Given that the company was at risk of exceeding its allowed net leverage ratio to its debtors, the company had to apply for covenant relief with regard to net leverage ratios (5.5x in Q2 and Q3, 4.0x in Q4) with minimum liquidity of $200 million. Note: Net leverage ratio is defined as Net debt less cash divided by EBITDA. The company has also suspended dividends in order to preserve liquidity. While the company is in a slightly better spot than its peers due to its strong international business, its balance sheet is a concern for me.
Is the company ready for Omni-channel
Apart from the headwinds caused by the coronavirus pandemic, apparel companies also need to be concerned about the long-term challenges faced by the industry. A lot of prominent clothing brands such as Forever 21 have filed for bankruptcy in recent years. However, what makes Kontoor Brands slightly different is that it is not a retailer but rather a wholesaler of its products. The company has wholesale arrangements with retail distributors, department stores, and others rather than run its own stores. The company generates 85% of its revenue through its wholesale channel. This is why the company has above average EBIT margins relative to its peers.
While in the short term being a wholesaler means higher margins, in the long term I believe this puts Kontoor at a disadvantage to its peers. As I've mentioned in a previous article, there has been a shift in how consumers interact with brands on the experiential front. While Wrangler and Lee are classic brands, that hasn't stopped other brands from experiencing a decline. We can see a bit of downtrend with the company's revenue as well. The company suffered negative YoY growth these past 2-3 years.

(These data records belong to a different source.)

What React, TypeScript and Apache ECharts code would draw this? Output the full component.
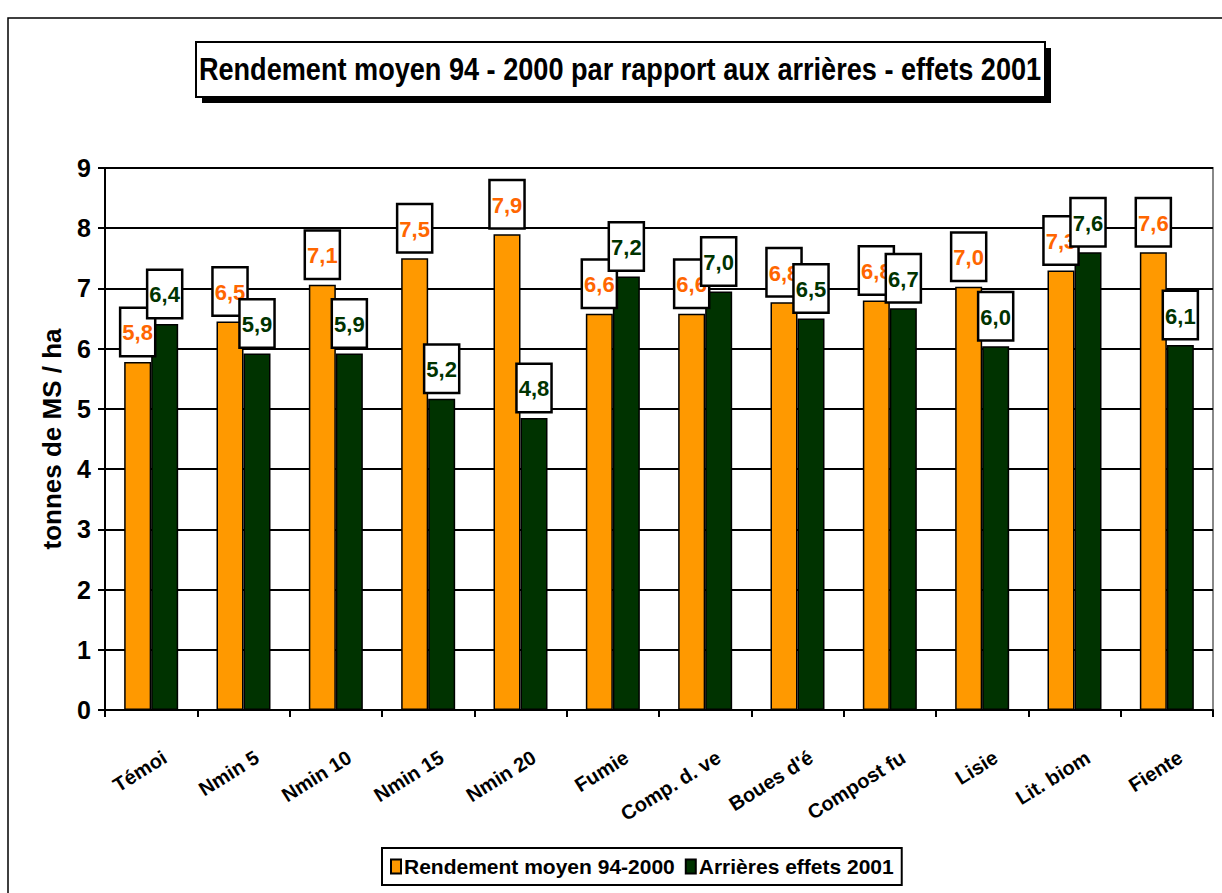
import React, { useEffect, useRef } from "react";
import * as echarts from "echarts";

const categories = ["Témoi", "Nmin 5", "Nmin 10", "Nmin 15", "Nmin 20", "Fumie", "Comp. d. ve", "Boues d'é", "Compost fu", "Lisie", "Lit. biom", "Fiente"];
const rendementMoyen = [5.78, 6.45, 7.06, 7.5, 7.9, 6.58, 6.58, 6.77, 6.8, 7.03, 7.3, 7.6];
const arrieresEffets = [6.41, 5.92, 5.92, 5.17, 4.85, 7.2, 6.95, 6.5, 6.67, 6.04, 7.6, 6.06];
const yTicks = [0, 9, 1];
const seriesNames = ["Rendement moyen 94-2000", "Arrières effets 2001"];
const titleText = "Rendement moyen 94 - 2000 par rapport aux arrières - effets 2001";
const yAxisName = "tonnes de MS / ha";

const FONT = "'Liberation Sans', Arial, sans-serif";

export default function App() {
  const ref = useRef<HTMLDivElement>(null);
  useEffect(() => {
    if (!ref.current) return;
    const chart = echarts.init(ref.current, null, { renderer: "svg" });
    const fmt = (p: any) => Number(p.value).toFixed(1).replace(".", ",");
    const labelBase = {
      show: true,
      position: "top",
      distance: 7,
      formatter: fmt,
      fontFamily: FONT,
      fontWeight: "bold",
      fontSize: 22,
      backgroundColor: "#ffffff",
      borderColor: "#000000",
      borderWidth: 2.5,
      padding: [13, 1, 11, 1],
    };
    chart.setOption({
      animation: false,
      backgroundColor: "#ffffff",
      textStyle: { fontFamily: FONT },
      graphic: [
        { type: "rect", shape: { x: 8, y: 18, width: 1230, height: 900 }, style: { fill: "none", stroke: "#000", lineWidth: 1.5 }, silent: true, z: -10 },
        { type: "rect", shape: { x: 202, y: 48, width: 849, height: 55 }, style: { fill: "#000" }, z: 10 },
        { type: "rect", shape: { x: 196, y: 42, width: 849, height: 55 }, style: { fill: "#fff", stroke: "#000", lineWidth: 2 }, z: 11 },
        {
          type: "text",
          x: 620,
          y: 69,
          scaleX: 0.875,
          z: 12,
          style: { text: titleText, fontFamily: FONT, fontWeight: "bold", fontSize: 31, fill: "#000", align: "center", verticalAlign: "middle" },
        },
      ],
      grid: { left: 105, right: 9, top: 168, bottom: 183, show: true, borderColor: "#888", borderWidth: 2 },
      legend: {
        left: 382,
        top: 848,
        data: seriesNames,
        icon: "rect",
        itemWidth: 10,
        itemHeight: 14,
        itemGap: 10,
        padding: [8, 8, 8, 8],
        borderColor: "#000",
        borderWidth: 2,
        textStyle: { fontFamily: FONT, fontWeight: "bold", fontSize: 21, color: "#000", padding: [0, 0, 0, -2] },
      },
      xAxis: {
        type: "category",
        data: categories,
        axisLine: { lineStyle: { color: "#000", width: 2 } },
        axisTick: { show: true, length: 7, lineStyle: { color: "#000", width: 2 } },
        axisLabel: { rotate: 32, interval: 0, margin: 54, padding: [0, -16, 0, 0], fontFamily: FONT, fontWeight: "bold", fontSize: 20, color: "#000" },
      },
      yAxis: {
        type: "value",
        min: yTicks[0],
        max: yTicks[1],
        interval: yTicks[2],
        name: yAxisName,
        nameLocation: "middle",
        nameGap: 40,
        nameTextStyle: { fontFamily: FONT, fontWeight: "bold", fontSize: 26, color: "#000" },
        axisLine: { show: true, lineStyle: { color: "#000", width: 2 } },
        axisTick: { show: true, length: 7, lineStyle: { color: "#000", width: 2 } },
        axisLabel: { margin: 14, fontFamily: FONT, fontWeight: "bold", fontSize: 25, color: "#000" },
        splitLine: { lineStyle: { color: "#000", width: 2 } },
      },
      series: [
        {
          name: seriesNames[0],
          type: "bar",
          data: rendementMoyen,
          barWidth: 27,
          barGap: "0%",
          itemStyle: { color: "#ff9900", borderColor: "#000", borderWidth: 1.5 },
          label: { ...labelBase, color: "#ff6600" },
        },
        {
          name: seriesNames[1],
          type: "bar",
          data: arrieresEffets,
          barWidth: 27,
          itemStyle: { color: "#003300", borderColor: "#000", borderWidth: 1.5 },
          label: { ...labelBase, color: "#003300" },
        },
      ],
    });
    return () => chart.dispose();
  }, []);
  return <div ref={ref} style={{ position: "absolute", left: 0, top: 0, width: 1222, height: 893 }} />;
}
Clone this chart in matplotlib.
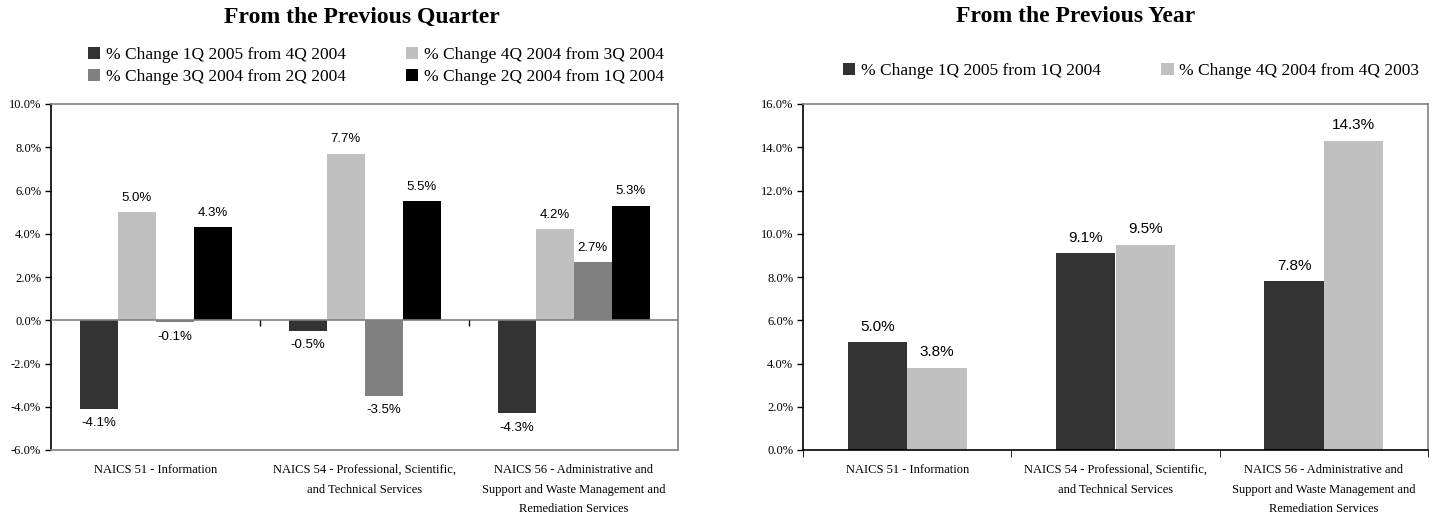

The other shift that has happened in recent years is the trend of the Omni-channel approach when it comes to the retail experience. By being a pure wholesaler, the Kontoor Brands would have difficulty "owning" the customer relationship and creating the retail experience. The company relies on its partner retailers and distributors who may also carry other brands and have their own way of doing things. How will Kontoor Brands for example implement a single store inventory system that makes ordering online and pick in-store possible if it has to deal with multiple distributors? If this type of shopping experience becomes expected then the company would be at a disadvantage relative to its peers.
At its core, Omni-channel is defined as a multi-channel sales approach that provides the customer with an integrated customer experience. The customer can be shopping online from a desktop or mobile device, or by telephone, or in a bricks and mortar store and the experience would be seamless.
15 Examples of Brands With Brilliant Omni-Channel Experiences
Valuation
With regard to valuation, Kontoor Brands had a 2019 EPS of $1.71. This implies a 2019 P/E ratio of 10.1x and a forward P/E ratio of 12.28x. Relative to its peers, the company isn't really that cheap from a P/E and EV/EBITDA perspective. As mentioned above, I am also concerned about the large debt position of the company especially now given the ongoing coronavirus pandemic. Kontoor Brands has an interest coverage ratio of 7.2x (given EBITDA of $256.2 and interest expense of $35.8 million). The company has a Moody's credit rating of Ba2 which is a few notches below investment grade.
Author calculations using data from Seeking Alpha
Given the fact that Kontoor Brands is not necessarily cheap relative to its jean making peers as well as its high-debt level, makes the company a hard "avoid" for me. While there are things to like such as the company's exposure to China which is recovering sooner from the pandemic than the US, these aren't enough to offset the negatives.